The green was most likely Lime and I dont think a slury would add too much flavor unless you are using a lot of slurry to a little bit of pee as the pee is a very strong flavored must. It will however add its color very easily.


----------



## countrygirl (Aug 28, 2010)

Wade E said:


> The green was most likely Lime and I dont think a slury would add too much flavor unless you are using a lot of slurry to a little bit of pee as the pee is a very strong flavored must. It will however add its color very easily.



lime juice instead of lemon juice?


----------



## Wade E (Aug 28, 2010)

Lime pee sounds darn good to me!


----------



## countrygirl (Aug 28, 2010)

might make a pretty christmas drink, lol


----------



## Arne (Aug 29, 2010)

My last couple of batches have had 1/2 a bottle of lemon left out and a bottle of lime dumped in. Still has the great lemon taste but seems to for lack of a better word, kinda smooth it out a little. Arne.


----------



## countrygirl (Aug 29, 2010)

Arne said:


> My last couple of batches have had 1/2 a bottle of lemon left out and a bottle of lime dumped in.

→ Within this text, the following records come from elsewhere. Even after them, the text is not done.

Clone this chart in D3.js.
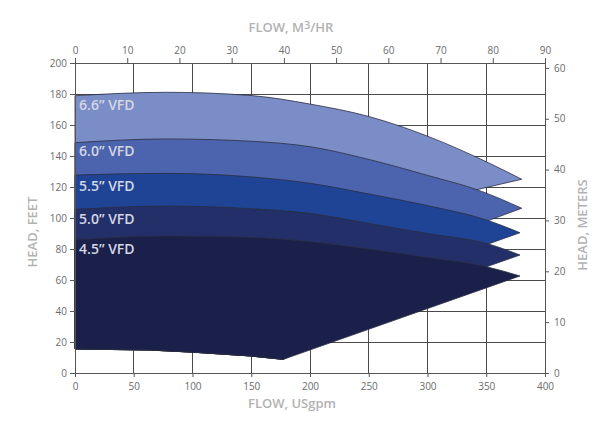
<!DOCTYPE html>
<html><head><meta charset="utf-8">
<script src="https://cdn.jsdelivr.net/npm/d3@7"></script>
<style>
body{margin:0;background:#fff}
svg{display:block}
text{font-family:"Open Sans","Noto Sans",sans-serif}
.ax text{opacity:0.99}
</style>
</head><body>
<svg id="chart" width="612" height="429"></svg>
<script>
// ---------- data (flow in USgpm, head in feet) ----------
const curveNames = ["6.6\u201D VFD","6.0\u201D VFD","5.5\u201D VFD","5.0\u201D VFD","4.5\u201D VFD"];
const curve66 = [[0,178.9],[78,181.1],[150,179],[200,173.5],[250,165.5],[300,152.8],[350,136.3],[380.2,125]];
const curve60 = [[0,148.6],[78,151],[150,149.5],[200,146],[250,137.8],[300,127.5],[345,117.5],[380.2,106.3]];
const curve55 = [[0,127.7],[78,128.8],[150,126.5],[200,122.4],[250,115.5],[300,108],[352,98.3],[378.7,90.5]];
const curve50 = [[0,105.6],[78,107.7],[150,106],[200,103],[250,96.5],[300,90],[352,83.2],[378.7,76.1]];
const curve45 = [[0,85.8],[78,88.4],[150,87.5],[200,84.7],[250,80],[300,74.5],[350,68.6],[378.7,62.6]];
// lower (right-hand) edge of each region, from its end point back toward the minimum line
const lower66 = [[100,75.7]];
const lower60 = [[200,55.8]];
const lower55 = [[250,55.8]];
const lower50 = [[300,55.2]];
const lower45 = [];
// minimum-head line along the bottom of the regions
const minLine = [[0,15.5],[64,14.8],[101,13.4],[149,11],[177.3,8.8]];
const gpmTicks = [0,50,100,150,200,250,300,350,400];
const m3hTicks = [0,10,20,30,40,50,60,70,80,90];
const feetTicks = [0,20,40,60,80,100,120,140,160,180,200];
const meterTicks = [0,10,20,30,40,50,60];
const labelFeet = [170,140,117.2,96.2,76.5];

const curves = [curve66,curve60,curve55,curve50,curve45];
const lowers = [lower66,lower60,lower55,lower50,lower45];
const colors = ["#7b8dc6","#4c64ad","#1f4496","#232f69","#1a2049"];

// ---------- layout ----------
const L=75,R=545,T=63,B=373;
const svg = d3.select("#chart");
const x = d3.scaleLinear([0,400],[L,R]);
const xTop = d3.scaleLinear([0,90],[L,R]);
const y = d3.scaleLinear([0,200],[B,T]);
const yR = d3.scaleLinear([0,200*0.3048],[B,T]);

// gridlines
const grid = svg.append("g").attr("stroke","#4a4a4a").attr("stroke-width",1).attr("shape-rendering","crispEdges");
grid.selectAll(".h").data(feetTicks).join("line").attr("class","h")
  .attr("x1",L).attr("x2",R).attr("y1",d=>y(d)).attr("y2",d=>y(d));
grid.selectAll(".v").data(gpmTicks).join("line").attr("class","v")
  .attr("y1",T).attr("y2",B).attr("x1",d=>x(d)).attr("x2",d=>x(d));

// regions
const topLine = d3.line().x(d=>x(d[0])).y(d=>y(d[1])).curve(d3.curveMonotoneX);
curves.forEach((c,i)=>{
  const rest = [...c.slice(-1), ...lowers[i], ...minLine.slice().reverse()];
  const d = topLine(c) + rest.map(p=>"L"+x(p[0])+","+y(p[1])).join("") + "Z";
  svg.append("path").attr("d",d).attr("fill",colors[i])
    .attr("stroke","#2a2d40").attr("stroke-width",0.8).attr("stroke-linejoin","miter");
});

// region labels
svg.selectAll(".lab").data(curveNames).join("text").attr("class","lab")
  .attr("x",x(3.5)).attr("y",(d,i)=>y(labelFeet[i]))
  .attr("font-size",14).attr("font-weight",600).attr("fill","#d4d7e4")
  .text(d=>d);

// axes
function style(g){
  g.attr("class","ax");
  g.selectAll("path").attr("stroke","#555");
  g.selectAll("line").attr("stroke","#555");
  g.selectAll("text").attr("fill","#6a6a6a").attr("font-size",10).attr("font-weight",400)
   .attr("font-family","'Open Sans','Noto Sans',sans-serif");
}
svg.append("g").attr("transform",`translate(0,${B})`)
  .call(d3.axisBottom(x).tickValues(gpmTicks).tickSize(4).tickSizeOuter(0).tickPadding(6)).call(style);
svg.append("g").attr("transform",`translate(0,${T})`)
  .call(d3.axisTop(xTop).tickValues(m3hTicks).tickSize(5).tickSizeOuter(0).tickPadding(4)).call(style);
svg.append("g").attr("transform",`translate(${L},0)`)
  .call(d3.axisLeft(y).tickValues(feetTicks).tickSize(5).tickSizeOuter(0).tickPadding(3)).call(style);
svg.append("g").attr("transform",`translate(${R},0)`)
  .call(d3.axisRight(yR).tickValues(meterTicks).tickSize(4).tickSizeOuter(0).tickPadding(5)).call(style);

// titles
const tcol="#b2b2b2";
const tt = svg.append("text").attr("x",291).attr("y",32).attr("text-anchor","middle")
  .attr("font-size",13).attr("font-weight",600).attr("fill",tcol);
tt.append("tspan").text("FLOW, M");
tt.append("tspan").attr("dy",-3).attr("font-size",11).text("3");
tt.append("tspan").attr("dy",3).text("/HR");
svg.append("text").attr("x",292).attr("y",408).attr("text-anchor","middle")
  .attr("font-size",13).attr("font-weight",600).attr("fill",tcol).text("FLOW, USgpm");
svg.append("text").attr("transform","translate(37,232) rotate(-90)").attr("text-anchor","middle")
  .attr("font-size",13).attr("font-weight",600).attr("fill",tcol).text("HEAD, FEET");
svg.append("text").attr("transform","translate(587,225) rotate(-90)").attr("text-anchor","middle")
  .attr("font-size",13).attr("font-weight",600).attr("fill",tcol).text("HEAD, METERS");
</script>
</body></html>
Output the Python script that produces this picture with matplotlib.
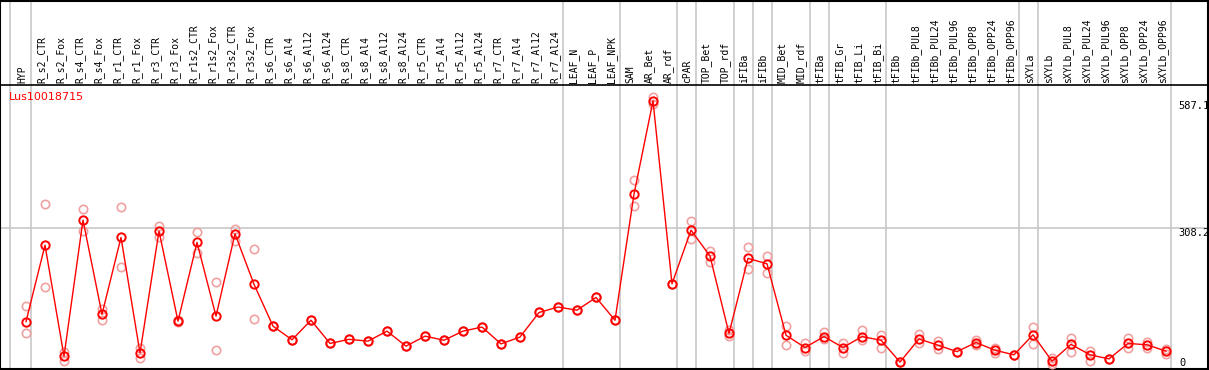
import matplotlib
matplotlib.use("Agg")
import matplotlib.pyplot as plt
import numpy as np

gene = "Lus10018715"

labels = ["HYP", "R_s2_CTR", "R_s2_Fox", "R_s4_CTR", "R_s4_Fox", "R_r1_CTR", "R_r1_Fox",
          "R_r3_CTR", "R_r3_Fox", "R_r1s2_CTR", "R_r1s2_Fox", "R_r3s2_CTR", "R_r3s2_Fox",
          "R_s6_CTR", "R_s6_Al4", "R_s6_Al12", "R_s6_Al24", "R_s8_CTR", "R_s8_Al4",
          "R_s8_Al12", "R_s8_Al24", "R_r5_CTR", "R_r5_Al4", "R_r5_Al12", "R_r5_Al24",
          "R_r7_CTR", "R_r7_Al4", "R_r7_Al12", "R_r7_Al24", "LEAF_N", "LEAF_P", "LEAF_NPK",
          "SAM", "AR_Bet", "AR_rdf", "cPAR", "TOP_Bet", "TOP_rdf", "iFIBa", "iFIBb",
          "MID_Bet", "MID_rdf", "tFIBa", "tFIB_Gr", "tFIB_Li", "tFIB_Bi", "tFIBb",
          "tFIBb_PUL8", "tFIBb_PUL24", "tFIBb_PUL96", "tFIBb_OPP8", "tFIBb_OPP24",
          "tFIBb_OPP96", "sXYLa", "sXYLb", "sXYLb_PUL8", "sXYLb_PUL24", "sXYLb_PUL96",
          "sXYLb_OPP8", "sXYLb_OPP24", "sXYLb_OPP96"]

# mean expression
mean = [102, 270, 26, 325, 118, 287, 33, 301, 103, 276, 114, 295, 184,
        92, 62, 105, 54, 63, 59, 81, 48, 70, 61, 81, 90, 53, 68, 122, 134,
        127, 155, 105, 382, 587.1, 185, 303, 246, 76, 241, 229, 72, 45,
        69, 45, 69, 61, 13, 64, 50, 36, 56, 39, 29, 73, 15, 52, 29, 20, 54, 51, 37]

# replicates (upper / lower)
rep_hi = [136, 360, 36, 349, 129, 353, 43, 312, 105, 298, 188, 306, 261,
          92, 62, 105, 54, 63, 59, 81, 48, 70, 61, 81, 90, 53, 68, 122, 134,
          127, 155, 105, 413, 595, 185, 323, 258, 83, 265, 246, 92, 55,
          80, 56, 83, 73, 13, 74, 60, 36, 61, 45, 29, 90, 21, 66, 38, 20, 66, 58, 41]
rep_lo = [76, 177, 15, 302, 105, 221, 21, 289, 101, 253, 39, 280, 107,
          92, 62, 105, 54, 63, 59, 81, 48, 70, 61, 81, 90, 53, 68, 122, 134,
          127, 155, 105, 356, 580, 185, 283, 234, 70, 217, 208, 50, 38,
          63, 34, 62, 45, 13, 56, 42, 36, 51, 34, 29, 52, 8, 36, 15, 20, 43, 45, 31]

# group separators (after these columns)
sep_after = [0, 28, 31, 34, 35, 37, 38, 39, 41, 42, 45, 52, 53, 60]

W, H = 1209, 370
x0, dx = 26, 19          # pixel of first column, column spacing
ybase, yscale = 368, 0.455  # pixel of value 0, pixels per unit

fig = plt.figure(figsize=(W / 100, H / 100), dpi=100)
ax = fig.add_axes([0, 0, 1, 1])
ax.set_xlim(-x0 / dx, (W - x0) / dx)
ax.set_ylim(-(H - ybase) / yscale, ybase / yscale)
ax.axis("off")

def px(p):
    return (p - x0) / dx

def py(p):
    return (ybase - p) / yscale

x = np.arange(len(labels))

# grid / separators
ax.axhline(308.2, color="#c8c8c8", lw=1.2, zorder=0)
ax.axvline(px(10), color="#c8c8c8", lw=1.2, zorder=0)
for k in sep_after:
    ax.axvline(k + 0.25, color="#c8c8c8", lw=1.2, zorder=0)

# frame
ax.axhline(py(85), color="black", lw=1.2, zorder=1)
ax.axhline(py(368.5), color="black", lw=1.5, zorder=1)
ax.axhline(py(0.5), color="black", lw=1.5, zorder=1)
ax.axvline(px(0.5), color="black", lw=1.5, zorder=1)
ax.axvline(px(1208), color="black", lw=1.5, zorder=1)

# column labels
for k, lab in enumerate(labels):
    ax.text(k - 0.18, py(83), lab, rotation=90, ha="center", va="bottom",
            fontsize=7, family="DejaVu Sans Mono", color="black")

# data
ax.plot(x, rep_hi, "o", ms=6, mfc="none", mec="#f0a0a0", mew=1.2, zorder=2)
ax.plot(x, rep_lo, "o", ms=6, mfc="none", mec="#f0a0a0", mew=1.2, zorder=2)
ax.plot(x, mean, "-", color="red", lw=1, zorder=3)
ax.plot(x, mean, "o", ms=6, mfc="none", mec="red", mew=1.4, zorder=4)

ax.text(px(9), py(97), gene, color="red", fontsize=8, ha="left", va="center")

# value labels
for v, txt in [(max(mean), "587.1"), (308.2, "308.2")]:
    ax.text(px(1178), v, txt, fontsize=7.5, family="DejaVu Sans Mono",
            ha="left", va="top")
ax.text(px(1179), py(358), "0", fontsize=7.5, family="DejaVu Sans Mono",
        ha="left", va="top")

fig.savefig("out.png", dpi=100)
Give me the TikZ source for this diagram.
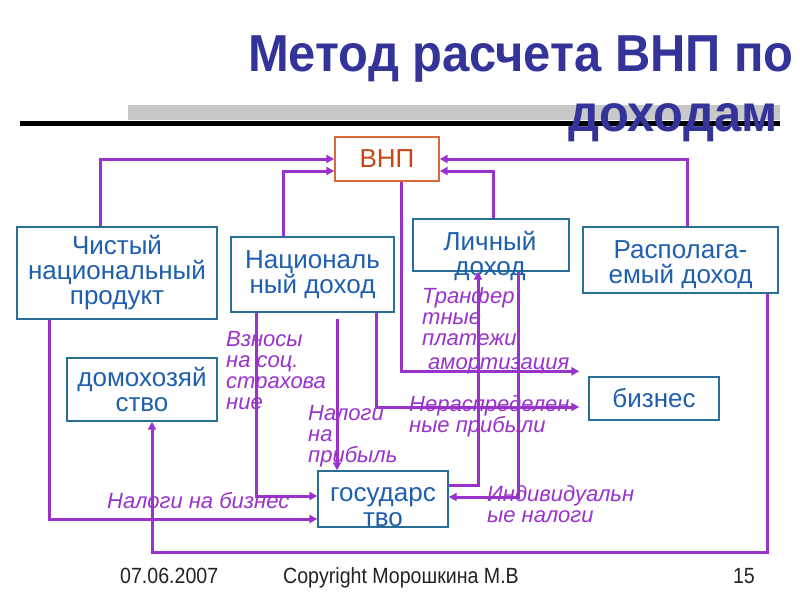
\documentclass[tikz,border=0pt]{standalone}
\usepackage{fontspec}
\setmainfont{Liberation Sans}
\newfontfamily\titlefont[FakeStretch=0.94]{Liberation Sans}
\newfontfamily\footfont[FakeStretch=0.89]{Liberation Sans}
\usetikzlibrary{arrows.meta,calc}
\definecolor{purp}{RGB}{153,51,204}
\definecolor{boxline}{RGB}{40,110,150}
\definecolor{boxtext}{RGB}{30,95,175}
\definecolor{vnpline}{RGB}{215,105,60}
\definecolor{vnptext}{RGB}{200,70,20}
\definecolor{titleblue}{RGB}{51,51,153}
\definecolor{graybar}{RGB}{200,200,200}
\definecolor{foottext}{RGB}{34,34,34}
\begin{document}
\begin{tikzpicture}[x=1pt,y=-1pt,
  box/.style={draw=boxline,line width=1.4pt,text=boxtext,font=\fontsize{26}{25}\selectfont,align=center,inner sep=0pt},
  boxtxt/.style={text=boxtext,font=\fontsize{26}{25}\selectfont,align=center,inner sep=0pt},
  conn/.style={draw=purp,line width=3pt,-{Triangle[length=8pt,width=8pt]}},
  lab/.style={text=purp,font=\fontsize{22}{21}\selectfont\itshape,align=left,inner sep=0pt},
  titlest/.style={text=titleblue,font=\titlefont\bfseries\fontsize{52}{58}\selectfont,inner sep=0pt},
  foot/.style={text=foottext,font=\footfont\fontsize{22}{24}\selectfont,inner sep=0pt},
]
\useasboundingbox (0,0) rectangle (800,600);
\fill[white] (0,0) rectangle (800,600);

% title bars
\fill[graybar] (128,105) rectangle (780,120);
\draw[line width=5pt] (20,123.5) -- (780,123.5);
\node[titlest,anchor=base west] (t1) at (248,71) {Метод расчета ВНП по};
\node[titlest,anchor=base west] (t2) at (568,131) {доходам};

% boxes
\node[box,draw=vnpline,text=vnptext,minimum width=104pt,minimum height=44pt] (vnp) at (387,159) {ВНП};
\node[box,minimum width=200pt,minimum height=92pt] (chnp) at (117,273) {Чистый\\национальный\\продукт};
\node[box,minimum width=163pt,minimum height=75pt] (nd) at (312.5,274.5) {Националь\\ный доход};
\node[box,minimum width=156pt,minimum height=52pt] (lich) at (491,245) {};
\node[boxtxt] (lichtxt) at (490,256) {Личный\\доход};
\node[box,minimum width=195pt,minimum height=66pt] (rasp) at (680.5,260) {};
\node[boxtxt] (rasptxt) at (680.5,265) {Располага-\\емый доход};
\node[box,minimum width=150pt,minimum height=63pt] (domo) at (142,389.5) {домохозяй\\ство};
\node[box,minimum width=130pt,minimum height=56pt] (gos) at (383,499) {};
\node[boxtxt] (gostxt) at (383,507) {государс\\тво};
\node[box,minimum width=130pt,minimum height=43pt] (biz) at (654,398.5) {бизнес};

% labels
\node[lab,anchor=north west] (l1) at (226,331) {Взносы\\на соц.\\страхова\\ние};
\node[lab,anchor=north west] (l2) at (308,405) {Налоги\\на\\прибыль};
\node[lab,anchor=base west] (l3) at (107,508) {Налоги на бизнес};
\node[lab,anchor=north west] (l4) at (422,287) {Транфер\\тные\\платежи};
\node[lab,anchor=base west] (l5) at (428,369) {амортизация};
\node[lab,anchor=north west] (l6) at (409,395) {Нераспределен\\ные прибыли};
\node[lab,anchor=north west] (l7) at (487,485) {Индивидуальн\\ые налоги};

% connectors
\coordinate (npstart) at (337,319);
\coordinate (amend) at ($(biz.north west)+(-9,-5)$);
\coordinate (nrend) at ($(biz.west)+(-9,8.5)$);

\draw[conn] ([xshift=-17pt]chnp.north) |- (vnp.west);
\draw[conn] ([xshift=-29.5pt]nd.north) |- ([yshift=-12pt]vnp.west);
\draw[conn] ([xshift=6.5pt]rasp.north) |- (vnp.east);
\draw[conn] ([xshift=2pt]lich.north) |- ([yshift=-12pt]vnp.east);
\draw[conn] ([xshift=14pt]vnp.south) |- (amend);
\draw[conn] ([xshift=-56.5pt]nd.south) |- ([yshift=3pt]gos.west);
\draw[conn] (npstart) -- ([xshift=-46pt]gos.north);
\draw[conn] ([xshift=63.5pt]nd.south) |- (nrend);
\draw[conn] ([xshift=-68pt]chnp.south) |- ([yshift=-20pt]gos.west);
\draw[conn] ([xshift=86.5pt]rasp.south) -- ++(0,259) -| ([xshift=10pt]domo.south);
\draw[conn] ([yshift=14pt]gos.east) -| ([xshift=-13pt]lich.south);
\draw[conn] ([xshift=27pt]lich.south) |- ([yshift=2pt]gos.east);

% footer
\node[foot,anchor=base west] (f1) at (120,583) {07.06.2007};
\node[foot,anchor=base west] (f2) at (283,583) {Copyright Морошкина М.В};
\node[foot,anchor=base east] (f3) at (755,583) {15};
\end{tikzpicture}
\end{document}
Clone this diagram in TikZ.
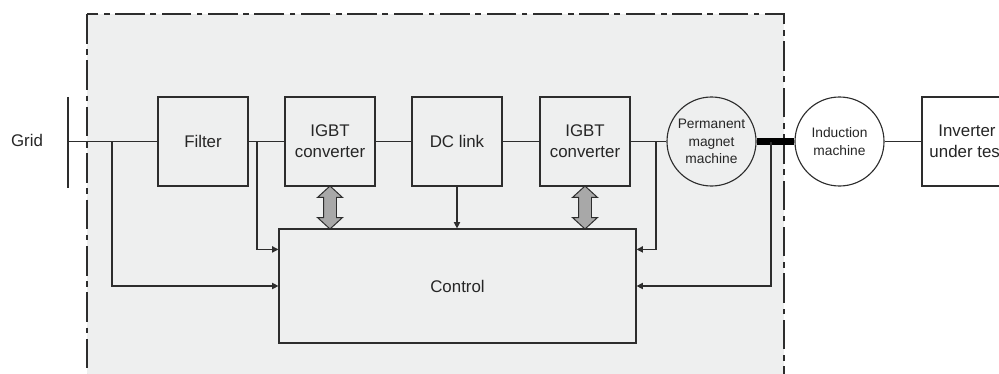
\documentclass[tikz,border=0pt]{standalone}
\usepackage{fontspec}
\setmainfont{Liberation Sans}
\usepackage{tikz}
\usetikzlibrary{arrows.meta,positioning,shapes.arrows,calc}

\definecolor{panelgray}{RGB}{238,239,239}
\definecolor{linegray}{RGB}{45,45,45}
\definecolor{arrowgray}{RGB}{168,168,168}

\begin{document}
\begin{tikzpicture}[
    x=0.025cm, y=-0.025cm,
    >={Triangle[length=4.5pt,width=4.5pt]},
    wire/.style={draw=linegray, line width=0.8pt},
    block/.style={
        rectangle,
        draw=linegray,
        line width=0.8pt,
        fill=panelgray,
        minimum width=2.25cm,
        minimum height=2.225cm,
        inner sep=1pt,
        font=\fontsize{12}{15}\selectfont,
        text=black!85,
        align=center
    },
    machine/.style={
        circle,
        draw=linegray,
        line width=0.8pt,
        fill=#1,
        minimum size=2.225cm,
        inner sep=0pt,
        font=\fontsize{9.8}{12.4}\selectfont,
        text=black!85,
        align=center
    },
    tap/.style={
        ->,
        wire
    },
    dblarrow/.style={
        double arrow,
        shape border rotate=90,
        draw=linegray,
        fill=arrowgray,
        line width=0.7pt,
        minimum height=1.075cm,
        minimum width=0pt,
        inner xsep=0.15cm,
        inner ysep=0pt,
        double arrow head extend=0.15cm,
        double arrow tip angle=95
    }
]
\useasboundingbox (0,0) rectangle (999,374);

% Test bench area
\path[fill=panelgray, draw=linegray, line width=0.9pt,
      dash pattern=on 21pt off 4pt on 4pt off 4pt]
    (87,14) rectangle (784,390);

% Grid bus bar
\node[font=\fontsize{12}{15}\selectfont, text=black!85] (grid) at (27,140) {Grid};
\coordinate (bustop) at (68,97);
\coordinate (busbot) at (68,188);
\draw[wire] (bustop) -- (busbot);

% Power chain
\node[block] (filter) at (203,141.5) {Filter};
\node[block] (igbta) at (330,141.5) {IGBT\\converter};
\node[block] (dclink) at (457,141.5) {DC link};
\node[block] (igbtb) at (585,141.5) {IGBT\\converter};
\node[machine=panelgray] (pmm) at (711.5,141.5) {Permanent\\magnet\\machine};
\node[machine=white] (im) at (839.5,141.5) {Induction\\machine};
\node[block, fill=white] (iut) at (967,141.5) {Inverter\\under test};

\node[block, minimum width=8.925cm, minimum height=2.85cm] (ctrl) at (457.5,286) {Control};

\draw[wire] (bustop |- filter) -- (filter);
\draw[wire] (filter) -- (igbta);
\draw[wire] (igbta) -- (dclink);
\draw[wire] (dclink) -- (igbtb);
\draw[wire] (igbtb) -- (pmm);
\draw[line width=4.5pt] (pmm) -- (im);
\draw[wire] (im) -- (iut);

% Measurement taps
\coordinate (tapa) at (112,141.5);
\coordinate (tapb) at (257,141.5);
\coordinate (tapc) at (656,141.5);
\coordinate (tapd) at (771,141.5);
\coordinate (ctrlwl) at ($(ctrl.north west)+(0,21)$);
\coordinate (ctrlel) at ($(ctrl.north east)+(0,21)$);

\draw[tap] (tapa) |- (ctrl.west);
\draw[tap] (tapb) |- (ctrlwl);
\draw[tap] (tapc) |- (ctrlel);
\draw[tap] (tapd) |- (ctrl.east);
\draw[tap] (dclink.south) -- (dclink.south |- ctrl.north);

% Gate signals
\node[dblarrow] (gatea) at ($(igbta.south)!0.5!(igbta.south |- ctrl.north)$) {};
\node[dblarrow] (gateb) at ($(igbtb.south)!0.5!(igbtb.south |- ctrl.north)$) {};

\end{tikzpicture}
\end{document}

Still has the great lemon taste but seems to for lack of a better word, kinda smooth it out a little. Arne.



hmmm, will keep that in mind. i have the beaujolais must in the freezer, but i know that will impart a pink color again.


----------



## Rock (Aug 29, 2010)

I did a batch of skeeter pee back in the spring with slurry from savigion blanc,it was great.and 5 gallons have gone by through the summer months.Slurry makes a great difference.I now have a batch of skeeter pee with peach slurry took off today and cant wait to drink this next.The smell is out of this world.


----------



## Wade E (Aug 29, 2010)

Rock! Have we transformed you?


----------



## Rock (Aug 30, 2010)

Yes, this stuff rocks


----------